/ Published May 07, 2014
The Final Mission of Bottoms Up: A World War II Pilot’s Story by Dennis R. Okerstrom. University of Missouri Press, 2011, 272 pp.
Author Dennis Okerstrom has done all of us a very great favor. Lee Lamar, the primary figure in Okerstrom’s book The Final Mission of “Bottoms Up,” is now 91 years old and, like his contemporaries, will not be with us in the flesh forever. The author has caught his story before it slips away into oblivion, recording it for everyone. This is a story worth sharing, even savoring, especially because of its unique time and distance-spanning context. It is not simply a World War II story about the crew of Bottoms Up, a B-24 Liberator; rather, it paints a vivid picture of a much larger tale that includes Yugoslavian (Croatian) partisans, contemporary archaeology, and Croat veterans of their own more recent conflict.
We generally fail to appreciate the very wise and certainly enormous readiness effort that took place in the United States in the years preceding its entrance into World War II. While Congress dithered over whether or not to reinstate the draft, the executive branch—especially the War Department—made extensive preparations that proved to be prescient. Prior to the war, the Civilian Pilot Training Program (CPTP), for example, established the basis for a real war effort, putting thousands of young men through flight training. Between 1939 and 1944, the CPTP and its successor, the War Training Service, trained a total of 435,165 pilots who recorded nearly 12 million flying hours. Lee Lamar was one of those CPTP participants who saw an opportunity to expand his world beyond the confines of his family’s farm in northwest Missouri and embark on a course that included not only flight training but also a college education.
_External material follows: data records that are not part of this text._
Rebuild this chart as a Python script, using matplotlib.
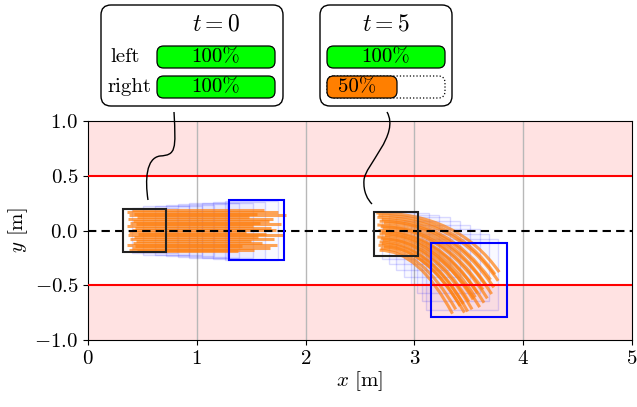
import numpy as np
import matplotlib
matplotlib.use("Agg")
import matplotlib.pyplot as plt
from matplotlib.patches import Rectangle, FancyBboxPatch, PathPatch
from matplotlib.path import Path

plt.rcParams['font.family'] = 'serif'
plt.rcParams['font.serif'] = ['cmr10']
plt.rcParams['mathtext.fontset'] = 'cm'
plt.rcParams['axes.formatter.use_mathtext'] = True

# road
lane_lo, lane_hi = -0.5, 0.5
x_ticks = [0, 1, 2, 3, 4, 5]
y_ticks = [-1.0, -0.5, 0.0, 0.5, 1.0]

# scene t=0: start box, end box, in-between boxes (center x, center y, w, h)
box0_start = (0.52, 0.0, 0.40, 0.40)
box0_end = (1.55, 0.005, 0.51, 0.55)
box0_mid_x = [0.61, 0.72, 0.83, 0.94, 1.05, 1.16, 1.28, 1.39, 1.50]
box0_mid_y = [0.0, 0.0, 0.0, 0.0, 0.0, 0.0, 0.0, 0.0, 0.0]
box0_mid_w = [0.41, 0.42, 0.43, 0.44, 0.45, 0.46, 0.47, 0.48, 0.49]
box0_mid_h = [0.42, 0.44, 0.45, 0.47, 0.48, 0.50, 0.51, 0.52, 0.54]

# straight trajectories at t=0 (start x, end x, y)
traj0_x0 = [0.40, 0.36, 0.42, 0.38, 0.45, 0.37, 0.41, 0.39, 0.44, 0.36, 0.43, 0.40,
            0.38, 0.46, 0.37, 0.42, 0.39, 0.44, 0.41, 0.36, 0.43, 0.40, 0.38, 0.45]
traj0_x1 = [1.62, 1.75, 1.55, 1.82, 1.48, 1.70, 1.66, 1.58, 1.77, 1.52, 1.68, 1.73,
            1.45, 1.64, 1.80, 1.56, 1.71, 1.50, 1.60, 1.74, 1.42, 1.67, 1.53, 1.38]
traj0_y = [0.19, 0.17, 0.155, 0.14, 0.12, 0.105, 0.09, 0.07, 0.055, 0.04, 0.02, 0.005,
           -0.01, -0.03, -0.045, -0.06, -0.08, -0.095, -0.11, -0.13, -0.145, -0.16,
           -0.175, -0.19]

# scene t=5
box5_start = (2.83, -0.03, 0.40, 0.40)
box5_end = (3.50, -0.45, 0.70, 0.68)
box5_mid_x = [2.92, 3.00, 3.08, 3.16, 3.24, 3.31, 3.38, 3.44]
box5_mid_y = [-0.05, -0.08, -0.12, -0.17, -0.22, -0.28, -0.34, -0.40]
box5_mid_w = [0.43, 0.46, 0.49, 0.52, 0.55, 0.58, 0.62, 0.66]
box5_mid_h = [0.42, 0.45, 0.48, 0.51, 0.54, 0.58, 0.61, 0.65]

# curved trajectories at t=5 (start, control, end)
traj5_x0 = [2.65, 2.67, 2.66, 2.70, 2.68, 2.72, 2.66, 2.69, 2.71, 2.67, 2.70, 2.68,
            2.73, 2.66, 2.69, 2.71, 2.68, 2.70, 2.67, 2.72, 2.69, 2.68]
traj5_y0 = [0.16, 0.14, 0.12, 0.10, 0.085, 0.07, 0.05, 0.035, 0.02, 0.0, -0.015,
            -0.03, -0.045, -0.06, -0.075, -0.09, -0.105, -0.12, -0.135, -0.15,
            -0.165, -0.18]
traj5_xc = [3.40, 3.36, 3.38, 3.30, 3.33, 3.28, 3.31, 3.25, 3.27, 3.22, 3.24, 3.20,
            3.18, 3.21, 3.16, 3.17, 3.12, 3.14, 3.10, 3.11, 3.06, 3.04]
traj5_x1 = [3.78, 3.74, 3.77, 3.70, 3.73, 3.66, 3.71, 3.63, 3.67, 3.58, 3.64, 3.56,
            3.54, 3.60, 3.50, 3.53, 3.45, 3.49, 3.42, 3.46, 3.38, 3.35]
traj5_y1 = [-0.38, -0.40, -0.46, -0.45, -0.52, -0.50, -0.58, -0.54, -0.62, -0.57,
            -0.66, -0.61, -0.63, -0.70, -0.65, -0.72, -0.67, -0.74, -0.69, -0.75,
            -0.72, -0.76]

orange = '#ff7f0e'

fig = plt.figure(figsize=(6.37, 4.07), dpi=100)
ax = fig.add_axes([88 / 637, 67 / 407, 544 / 637, 219 / 407])
ax.set_xlim(0, 5)
ax.set_ylim(-1, 1)

ax.axhspan(lane_hi, 1, color='#ffe2e2', zorder=0, lw=0)
ax.axhspan(-1, lane_lo, color='#ffe2e2', zorder=0, lw=0)
for xv in x_ticks[1:-1]:
    ax.axvline(xv, color='#b8b8b8', lw=1, zorder=0.5)
ax.axhline(lane_hi, color='red', lw=1.5, zorder=3)
ax.axhline(lane_lo, color='red', lw=1.5, zorder=3)
ax.axhline(0, color='black', lw=1.5, ls=(0, (4, 2.5)), zorder=4)


def box(cx, cy, w, h, **kw):
    ax.add_patch(Rectangle((cx - w / 2, cy - h / 2), w, h, **kw))


for cx, cy, w, h in zip(box0_mid_x, box0_mid_y, box0_mid_w, box0_mid_h):
    box(cx, cy, w, h, fc=(0, 0, 1, 0.025), ec=(0, 0, 1, 0.14), lw=1, zorder=1)
for cx, cy, w, h in zip(box5_mid_x, box5_mid_y, box5_mid_w, box5_mid_h):
    box(cx, cy, w, h, fc=(0, 0, 1, 0.025), ec=(0, 0, 1, 0.14), lw=1, zorder=1)

for x0, x1, y in zip(traj0_x0, traj0_x1, traj0_y):
    ax.plot([x0, x1], [y, y], color=orange, alpha=0.7, lw=2.2, zorder=2,
            solid_capstyle='butt')

for x0, y0, xc, x1, y1 in zip(traj5_x0, traj5_y0, traj5_xc, traj5_x1, traj5_y1):
    p = Path([(x0, y0), (xc, y0), (x1, y1)], [Path.MOVETO, Path.CURVE3, Path.CURVE3])
    ax.add_patch(PathPatch(p, fill=False, ec=orange, alpha=0.7, lw=2.2, zorder=2))

box(*box0_start, fill=False, ec='#222222', lw=1.5, zorder=5)
box(*box0_end, fill=False, ec='blue', lw=1.5, zorder=5)
box(*box5_start, fill=False, ec='#222222', lw=1.5, zorder=5)
box(*box5_end, fill=False, ec='blue', lw=1.5, zorder=5)

ax.set_xticks(x_ticks)
ax.set_yticks(y_ticks)
ax.tick_params(labelsize=15, direction='out')
ax.set_xlabel(r'$x$ [m]', fontsize=15, labelpad=1)
ax.set_ylabel(r'$y$ [m]', fontsize=15, labelpad=3)

# overlay in pixel coords for callouts
ov = fig.add_axes([0, 0, 1, 1], zorder=10)
ov.set_xlim(0, 637)
ov.set_ylim(407, 0)
ov.axis('off')


def rbox(x0, y0, x1, y1, r, **kw):
    ov.add_patch(FancyBboxPatch((x0 + r, y0 + r), x1 - x0 - 2 * r, y1 - y0 - 2 * r,
                                boxstyle=f'round,pad={r}', **kw))


def bar(x0, x1, y0, y1, fc, ls='-'):
    r = (y1 - y0) / 2
    ov.add_patch(FancyBboxPatch((x0 + r * 0.6, y0 + r * 0.6), x1 - x0 - 1.2 * r,
                                y1 - y0 - 1.2 * r,
                                boxstyle=f'round,pad={r * 0.6}', fc=fc, ec='black',
                                lw=0.9, ls=ls))


def label(x, y, s, size=15, ha='center'):
    # baseline placement so the glyphs sit centred like LaTeX output
    ov.text(x, y + 5.5, s, fontsize=size, ha=ha, va='baseline')


callout_titles = [r'$t=0$', r'$t=5$']
bar_left = [100, 100]
bar_right = [100, 50]

# left callout
rbox(101, 5, 283, 106, 10, fc='white', ec='black', lw=1)
label(216, 25, callout_titles[0], size=17)
label(110, 57, 'left', ha='left')
label(107, 87, 'right', ha='left')
bar(157, 275, 46, 68, '#00ff00')
bar(157, 275, 76, 98, '#00ff00')
label(216, 57, f'{bar_left[0]}%')
label(216, 87, f'{bar_left[1]}%')

# right callout
rbox(320, 5, 452, 106, 10, fc='white', ec='black', lw=1)
label(386, 25, callout_titles[1], size=17)
bar(327, 445, 46, 68, '#00ff00')
bar(327, 445, 76, 98, 'none', ls=':')
bar(327, 327 + (445 - 327) * bar_right[1] / 100 + 11, 76, 98, '#ff7f00')
label(386, 57, f'{bar_right[0]}%')
label(357, 87, f'{bar_right[1]}%')

# connectors
c1 = Path([(174, 112), (176, 150), (176, 155), (160, 156), (146, 158), (145, 180), (148, 200)],
          [Path.MOVETO, Path.CURVE4, Path.CURVE4, Path.CURVE4, Path.CURVE4, Path.CURVE4,
           Path.CURVE4])
ov.add_patch(PathPatch(c1, fill=False, ec='black', lw=1))
c2 = Path([(387, 112), (400, 135), (365, 165), (364, 180), (363, 192), (368, 200), (372, 204)],
          [Path.MOVETO, Path.CURVE4, Path.CURVE4, Path.CURVE4, Path.CURVE4, Path.CURVE4,
           Path.CURVE4])
ov.add_patch(PathPatch(c2, fill=False, ec='black', lw=1))

fig.savefig('out.png', dpi=100)
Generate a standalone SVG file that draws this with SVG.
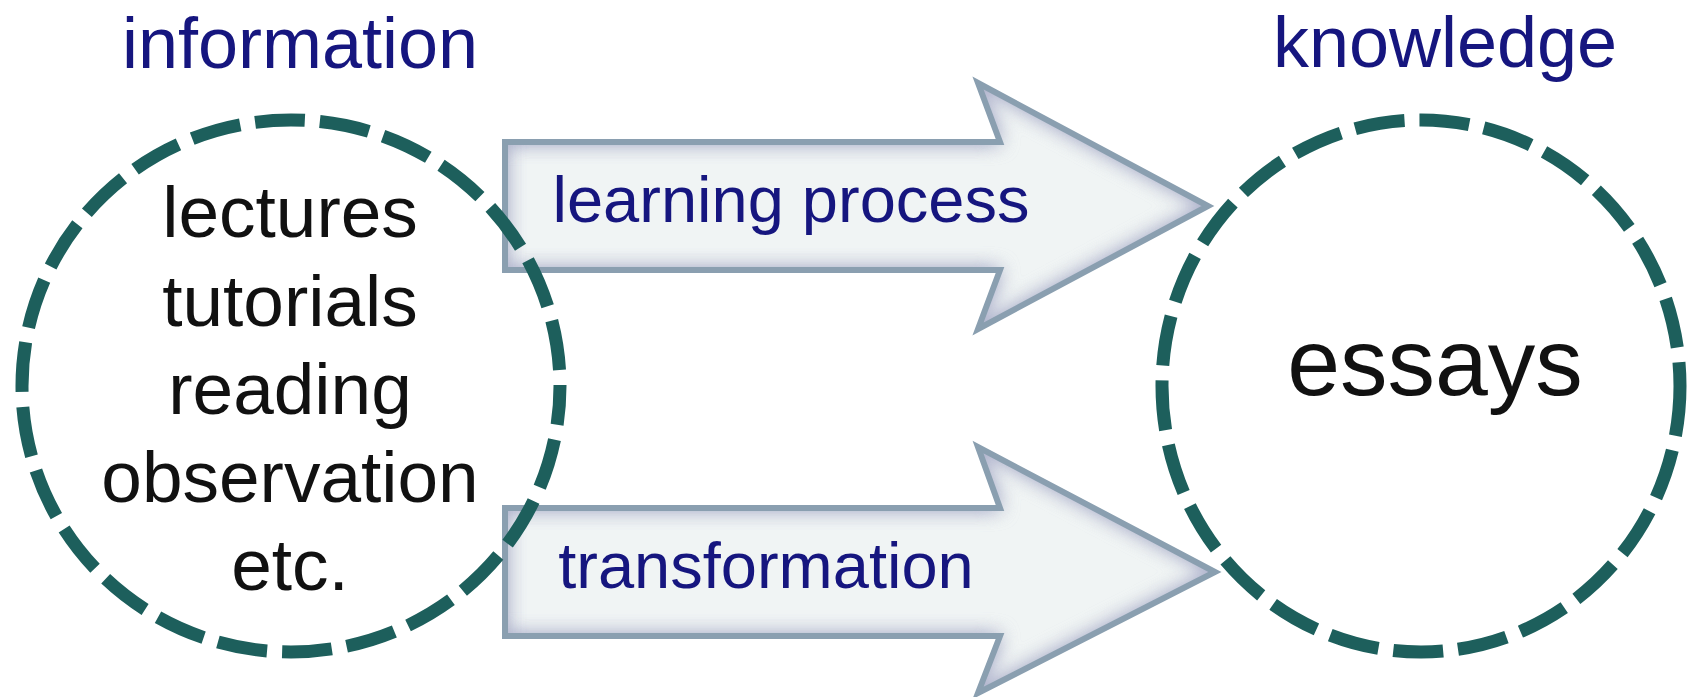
<svg xmlns="http://www.w3.org/2000/svg" width="1688" height="697" viewBox="0 0 1688 697">
  <style>
    .ring { fill: none; stroke: #1d5f5c; stroke-width: 13; stroke-dasharray: 50 15; }
    .title { font-family: "Liberation Sans", Arial, sans-serif; font-size: 72px; fill: #16167f; text-anchor: middle; }
    .item { font-family: "Liberation Sans", Arial, sans-serif; font-size: 73px; fill: #111111; text-anchor: middle; }
    .big { font-family: "Liberation Sans", Arial, sans-serif; font-size: 95px; fill: #111111; text-anchor: middle; }
    .lbl { font-family: "Liberation Sans", Arial, sans-serif; font-size: 65px; fill: #16167f; text-anchor: middle; }
    .afill { fill: #f0f4f4; filter: url(#glow); }
    .aline { fill: none; stroke: #8a9fb0; stroke-width: 6; stroke-linejoin: miter; }
  </style>
  <defs>
    <filter id="glow" x="-5%" y="-10%" width="110%" height="120%" color-interpolation-filters="sRGB">
      <feFlood flood-color="#aeb2cc" result="c"/>
      <feComposite in="c" in2="SourceAlpha" operator="out" result="outside"/>
      <feGaussianBlur in="outside" stdDeviation="10" result="b"/>
      <feComposite in="b" in2="SourceAlpha" operator="in" result="inner"/>
      <feMerge>
        <feMergeNode in="SourceGraphic"/>
        <feMergeNode in="inner"/>
        <feMergeNode in="inner"/>
      </feMerge>
    </filter>
  </defs>
  <rect width="1688" height="697" fill="#ffffff"/>

  <g id="connectors">
    <g id="arrow-learning">
      <path class="afill" d="M505,142 L1000,142 L978,83 L1208,206 L978,329 L1000,270 L505,270 Z"/>
      <path class="aline" d="M505,142 L1000,142 L978,83 L1208,206 L978,329 L1000,270 L505,270 Z"/>
      <text class="lbl" x="791" y="222">learning process</text>
    </g>
    <g id="arrow-transformation">
      <path class="afill" d="M505,508 L1000,508 L978,447 L1215,572 L978,693 L1000,636 L505,636 Z"/>
      <path class="aline" d="M505,508 L1000,508 L978,447 L1215,572 L978,693 L1000,636 L505,636 Z"/>
      <text class="lbl" x="766" y="588">transformation</text>
    </g>
  </g>

  <g id="node-information">
    <text class="title" x="300" y="68">information</text>
    <ellipse class="ring" cx="291" cy="386" rx="269" ry="266" stroke-dashoffset="11"/>
    <text class="item" x="290" y="237">lectures</text>
    <text class="item" x="290" y="326">tutorials</text>
    <text class="item" x="290" y="414">reading</text>
    <text class="item" x="290" y="502">observation</text>
    <text class="item" x="290" y="590">etc.</text>
  </g>

  <g id="node-knowledge">
    <text class="title" x="1445" y="67">knowledge</text>
    <ellipse class="ring" cx="1421" cy="386" rx="259" ry="266"/>
    <text class="big" x="1435" y="395">essays</text>
  </g>
</svg>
Many veterans of World Ward II’s conflict in the air followed similar paths. A large number also experienced getting shot down, bailing out over enemy-held territory, and spending the duration of the war in a prisoner of war (POW) camp. Not many, however, visited their crash site years later, found the precise location of their parachute landing, marked the spot where they were captured, or visited with now-elderly partisans who helped some of their crewmates escape. That is what makes this book unique and a delight to read.
The incredible confluence of a modern Croat archaeologist discovering the scattered remains of a wartime B-24 and the ability and determination to track down the identity of that aircraft’s crew, ultimately arranging a visit for the copilot is nothing short of incredible—a superb example of “history detectives” at their finest. Okerstrom captures that story and masterfully weaves it into a narrative of Lieutenant Lamar’s journey from CPTP cadet to B-24 copilot to POW in Stalag Luft 1. The modern part of the story highlights the determined curiosity of Luka Bekic, Croat archaeologist and veteran of his country’s war for independence. Perhaps only a soldier could appreciate the potential story associated with the scraps of aluminum he found near Pula, Croatia. Only a skilled, determined researcher could trace their definitive origin, associate them with a specific crew, and ultimately contact the survivors. This is a case of the right person being in the right place at just the right time.
I must admit, I enjoyed this book so much that I took a little detour across the river one day just to see Lamar’s home town of Faucett, Missouri, and to visit Rosecrans Field near St. Joseph, Missouri, where he did his CPTP training. It was like a short trip through history. Thank you, Professor Okerstrom, for your book that prompted the tour.
Thomas E. Ward II, PhD
Fort Leavenworth, Kansas
"The views expressed are those of the author(s) and do not reflect the official policy or position of the US government or the Department of Defense."